The Surprising Reason People Want to Quit Their Jobs
One in three professionals say their top work goal for 2020 is to find a new job.
It’s the end of January, a time when many people are still clinging to their New Year’s resolutions. And when it comes to work, that resolution is this: to leave their current job.
Nearly one-third of professionals say their top work resolution in 2020 is to find a new job, according to a new Korn Ferry survey. Perhaps most surprising, they’re not looking for more money or better title: the biggest reason for searching is a lack of a fit between corporate culture and their own values.
To be sure, the discontent may reflect the timing of the survey. “The beginning of the year is a time of change,” says Susan Snyder, a Korn Ferry senior client partner and leader of the firm’s North America Organizational Strategy team. But she says it also reflects how important company culture—which encompasses nearly all aspects of the office environment, including pay, workforce diversity, work scheduling, and even dress codes—has become today.

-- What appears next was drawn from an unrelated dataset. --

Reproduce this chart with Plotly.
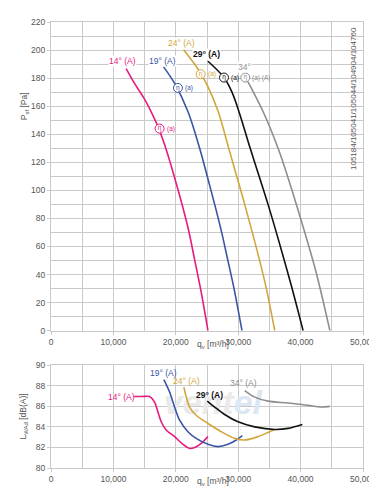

At many companies, employees find there’s a lot of talk about creating a better culture, but little action. Some firms tell their employees that they are going to improve a culture and then don’t, which is worse than doing nothing at all, says Jennifer Streitwieser, a Korn Ferry associate client partner who specializes in engagement and culture. And even some firms that are very good at learning from employees aren’t so good at actually telling those same employees that the culture will change thanks to their input. “You can’t just say you have it, but you can’t just have it, either. It’s the connecting the dots that’s really critical,” Streitwieser says.
So, what would keep people on? According to the survey, one solution may be for companies to give employees more chances to advance their careers, take on tougher work challenges, or both. Forty-one percent of people said that “creating a greater impact or making a difference” was their top work resolution. And even among the ones who want to leave, nearly a quarter of them, 23%, said that the reason they want to go is that they are bored.
In a different question, 28% said that getting assigned to a more challenging, high-profile project would most improve their opportunities to advance at their current employer. “This survey clearly shows that many professionals are not only up for a challenge but value it as a way to demonstrate they are making a difference in the world,” says Dennis Baltzley, Korn Ferry’s global solution leader in leadership development.
Fewer than 10% said that other traditional work-related aspirations, such as getting a raise, earning a promotion, or achieving a better work-life balance, was at the top of their New Year wish list.